▶ [The problem]:
Begin with the first line of the material and copy each line word for word through the line that contains "ax.text(-0.82, val +"; the pictures are left out.

[Records provided start]

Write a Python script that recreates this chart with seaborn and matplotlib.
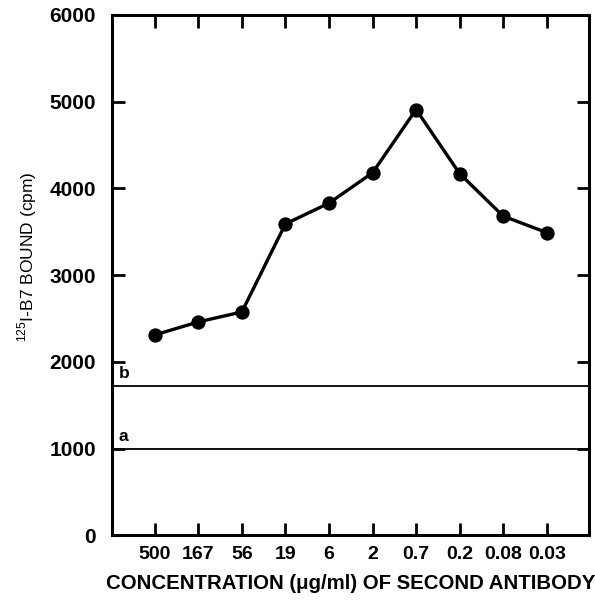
import matplotlib
matplotlib.use("Agg")
import matplotlib.pyplot as plt
import seaborn as sns
import pandas as pd

concentrations = ["500", "167", "56", "19", "6", "2", "0.7", "0.2", "0.08", "0.03"]
cpm_bound = [2310, 2460, 2575, 3590, 3830, 4180, 4910, 4170, 3680, 3490]
baseline_labels = ["a", "b"]
baseline_values = [990, 1720]
y_ticks = [0, 1000, 2000, 3000, 4000, 5000, 6000]

sns.set_style("white")
plt.rcParams['font.family'] = ['Liberation Sans', 'DejaVu Sans']
plt.rcParams['mathtext.fontset'] = 'custom'
plt.rcParams['mathtext.rm'] = 'Liberation Sans'
plt.rcParams['text.color'] = 'black'
plt.rcParams['axes.labelcolor'] = 'black'
plt.rcParams['xtick.color'] = 'black'
plt.rcParams['ytick.color'] = 'black'

df = pd.DataFrame({"conc": concentrations, "cpm": cpm_bound})

fig = plt.figure(figsize=(5.95, 6.0), dpi=100)
ax = fig.add_axes([0.189, 0.108, 0.801, 0.867])

sns.pointplot(data=df, x="conc", y="cpm", order=concentrations, color="black",
              markers="o", markersize=8.5, linewidth=2.4, ax=ax)

for lab, val in zip(baseline_labels, baseline_values):
    ax.axhline(val, color="black", lw=1.3, zorder=1)
    ax.text(-0.82, val + 60, lab, fontsize=12.5, fontweight="bold", ha="left", va="bottom")

ax.set_xlim(-0.97, 9.97)
ax.set_ylim(0, 6000)
ax.set_yticks(y_ticks)
ax.set_yticklabels([str(t) for t in y_ticks], fontsize=15, fontweight="bold")
ax.set_xticks(range(len(concentrations)))
ax.set_xticklabels(concentrations, fontsize=14, fontweight="bold")

ax.tick_params(axis="both", direction="in", length=9, width=2,
               top=True, right=True, bottom=True, left=True)
ax.tick_params(axis="x", pad=8)
ax.tick_params(axis="y", pad=12)
for s in ax.spines.values():
    s.set_linewidth(2.2)
    s.set_color("black")

ax.set_xlabel("CONCENTRATION (\u03bcg/ml) OF SECOND ANTIBODY", fontsize=14.7,
              fontweight="bold", labelpad=8)
ax.set_ylabel("$^{\\mathregular{125}}$I-B7 BOUND (cpm)", fontsize=12.5)
ax.yaxis.set_label_coords(-0.155, 0.535)

fig.savefig("out.png", dpi=100)
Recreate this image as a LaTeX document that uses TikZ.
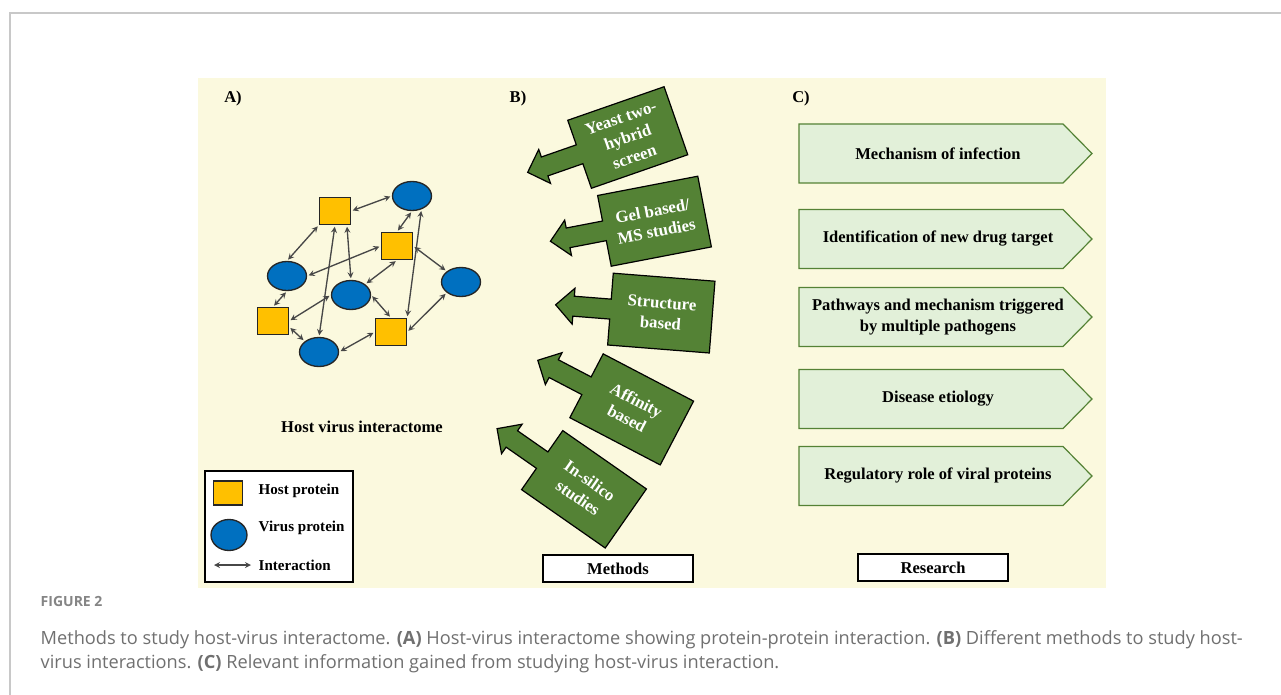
\documentclass[tikz,border=0pt]{standalone}
\usepackage{fontspec}
\setmainfont{Liberation Serif}
\newfontfamily\capfont{Open Sans}
\usepackage{xcolor}
\usetikzlibrary{shapes.geometric}
\definecolor{panel}{RGB}{251,249,222}
\definecolor{hostcol}{RGB}{255,192,0}
\definecolor{viruscol}{RGB}{0,112,192}
\definecolor{methodcol}{RGB}{84,130,53}
\definecolor{resfill}{RGB}{226,240,217}
\definecolor{capgray}{RGB}{112,112,112}
\definecolor{framegray}{RGB}{200,200,200}

\newcommand\methodarrow[5]{%
	\begin{scope}[shift={(#2,#3)},rotate=#4]
		\draw[method](-51,-36)--(51,-36)--(51,36)--(-51,36)--(-51,10)--(-88,10)--(-88,18)--(-106,0)--(-88,-18)--(-88,-10)--(-51,-10)--cycle;
		\node[methodtext,rotate=#4](#1) at(0,0){#5};
	\end{scope}}
\newcommand\researcharrow[3]{%
	\draw[research](799,#2-29.5)--(1063,#2-29.5)--(1092,#2)--(1063,#2+29.5)--(799,#2+29.5)--cycle;
	\node[restext](#1) at(938,#2){#3};}

\begin{document}
\begin{tikzpicture}[x=0.75pt,y=-0.75pt,
	host/.style={draw=black!85,line width=1pt,fill=hostcol,minimum width=23.25pt,minimum height=20.25pt,inner sep=0pt},
	virus/.style={ellipse,draw=black!85,line width=1pt,fill=viruscol,minimum width=29.25pt,minimum height=21.75pt,inner sep=0pt},
	inter/.style={stealth-stealth,draw=black!72,line width=1pt,shorten >=1.2pt,shorten <=1.2pt},
	method/.style={draw=black,line width=0.9pt,fill=methodcol},
	methodtext/.style={text=white,align=center,font=\fontsize{12.6}{15.5}\selectfont\bfseries},
	research/.style={draw=methodcol,line width=0.9pt,fill=resfill},
	restext/.style={align=center,font=\fontsize{12.4}{15.75}\selectfont\bfseries},
	boldtext/.style={font=\fontsize{12.4}{15}\selectfont\bfseries},
	legtext/.style={anchor=west,font=\fontsize{11.3}{13}\selectfont\bfseries},
	labelbox/.style={draw=black,line width=1pt,fill=white,minimum width=112.5pt,minimum height=20.25pt,inner sep=0pt,font=\fontsize{12.4}{15}\selectfont\bfseries},
	captext/.style={anchor=west,text=capgray,font=\capfont\fontsize{13.65}{15}\selectfont}]
		\useasboundingbox(0,0)rectangle(1281,695);
		\fill[white](0,0)rectangle(1281,695);
		\draw[framegray,line width=1.1pt](10,695)--(10,13)--(1281,13);
		\fill[panel](198,78)rectangle(1106,588);

		\node[boldtext](headA) at(233,99){A)};
		\node[boldtext](headB) at(518,99){B)};
		\node[boldtext](headC) at(801,99){C)};

		\node[host](h1) at(335,211){};
		\node[host](h2) at(397,246){};
		\node[host](h3) at(273,321){};
		\node[host](h4) at(391,332){};
		\node[virus](v1) at(412,196){};
		\node[virus](v2) at(287,276){};
		\node[virus](v3) at(351,295){};
		\node[virus](v4) at(461,282){};
		\node[virus](v5) at(319,352){};
		\draw[inter](h1.east)--(v1.west);
		\draw[inter](v1.south)--(h2.north);
		\draw[inter](v1.-55)--(h4.north east);
		\draw[inter](h1.south west)--(v2.north);
		\draw[inter](h1.south)--(v5.north);
		\draw[inter](h1.-50)--(v3.north);
		\draw[inter](h2.west)--(v2.east);
		\draw[inter](h2.south)--(v3.north east);
		\draw[inter](h2.east)--(v4.north west);
		\draw[inter](v2.south)--(h3.north);
		\draw[inter](h3.east)--(v3.west);
		\draw[inter](h3.-20)--(v5.north west);
		\draw[inter](v3.east)--(h4.north);
		\draw[inter](v5.east)--(h4.west);
		\draw[inter](h4.east)--(v4.south west);
		\node[boldtext](title) at(362,427){Host virus interactome};

		\node[draw=black,line width=1pt,fill=white,minimum width=111pt,minimum height=83.25pt,inner sep=0pt](legend) at(279,526.5){};
		\node[host,minimum width=21.75pt,minimum height=18pt](lhost) at(228,493){};
		\node[virus,minimum width=27pt,minimum height=23.25pt](lvirus) at(229,535){};
		\coordinate(la) at(214,565);
		\coordinate(lb) at(251,565);
		\draw[inter,shorten >=0pt,shorten <=0pt](la)--(lb);
		\node[legtext](lhosttext) at(254,491){Host protein};
		\node[legtext](lvirustext) at(254,528){Virus protein};
		\node[legtext](lintertext) at(254,565){Interaction};

		\methodarrow{yeast}{627.75}{137.5}{19.2}{Yeast two-\\hybrid\\screen}
		\methodarrow{gel}{654.5}{221.2}{10.9}{Gel based/\\MS studies}
		\methodarrow{structure}{661.3}{313.1}{-4.5}{Structure\\based}
		\methodarrow{affinity}{631.7}{409.4}{-27.6}{Affinity\\based}
		\methodarrow{insilico}{584}{489.3}{-34.9}{In-silico\\studies}
		\node[labelbox](methods) at(618,568.5){Methods};

		\researcharrow{infection}{153.5}{Mechanism of infection}
		\researcharrow{drug}{239}{Identification of new drug target}
		\researcharrow{pathways}{317}{Pathways and mechanism triggered\\by multiple pathogens}
		\researcharrow{etiology}{399}{Disease etiology}
		\researcharrow{regulatory}{476}{Regulatory role of viral proteins}
		\node[labelbox](research) at(933,567.5){Research};

		\node[captext,font=\capfont\fontsize{10.5}{12}\selectfont\bfseries,text=capgray!85](fig) at(36,601){FIGURE 2};
		\node[captext](cap1) at(36,640){Methods to study host-virus interactome. \textbf{(A)} Host-virus interactome showing protein-protein interaction. \textbf{(B)} Different methods to study host-};
		\node[captext](cap2) at(36,664){virus interactions. \textbf{(C)} Relevant information gained from studying host-virus interaction.};
		\end{tikzpicture}
\end{document}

[Records provided end]

▶ [Reply to the exercise]:
Write a Python script that recreates this chart with seaborn and matplotlib.
import matplotlib
matplotlib.use("Agg")
import matplotlib.pyplot as plt
import seaborn as sns
import pandas as pd

concentrations = ["500", "167", "56", "19", "6", "2", "0.7", "0.2", "0.08", "0.03"]
cpm_bound = [2310, 2460, 2575, 3590, 3830, 4180, 4910, 4170, 3680, 3490]
baseline_labels = ["a", "b"]
baseline_values = [990, 1720]
y_ticks = [0, 1000, 2000, 3000, 4000, 5000, 6000]

sns.set_style("white")
plt.rcParams['font.family'] = ['Liberation Sans', 'DejaVu Sans']
plt.rcParams['mathtext.fontset'] = 'custom'
plt.rcParams['mathtext.rm'] = 'Liberation Sans'
plt.rcParams['text.color'] = 'black'
plt.rcParams['axes.labelcolor'] = 'black'
plt.rcParams['xtick.color'] = 'black'
plt.rcParams['ytick.color'] = 'black'

df = pd.DataFrame({"conc": concentrations, "cpm": cpm_bound})

fig = plt.figure(figsize=(5.95, 6.0), dpi=100)
ax = fig.add_axes([0.189, 0.108, 0.801, 0.867])

sns.pointplot(data=df, x="conc", y="cpm", order=concentrations, color="black",
              markers="o", markersize=8.5, linewidth=2.4, ax=ax)

for lab, val in zip(baseline_labels, baseline_values):
    ax.axhline(val, color="black", lw=1.3, zorder=1)
    ax.text(-0.82, val + 60, lab, fontsize=12.5, fontweight="bold", ha="left", va="bottom")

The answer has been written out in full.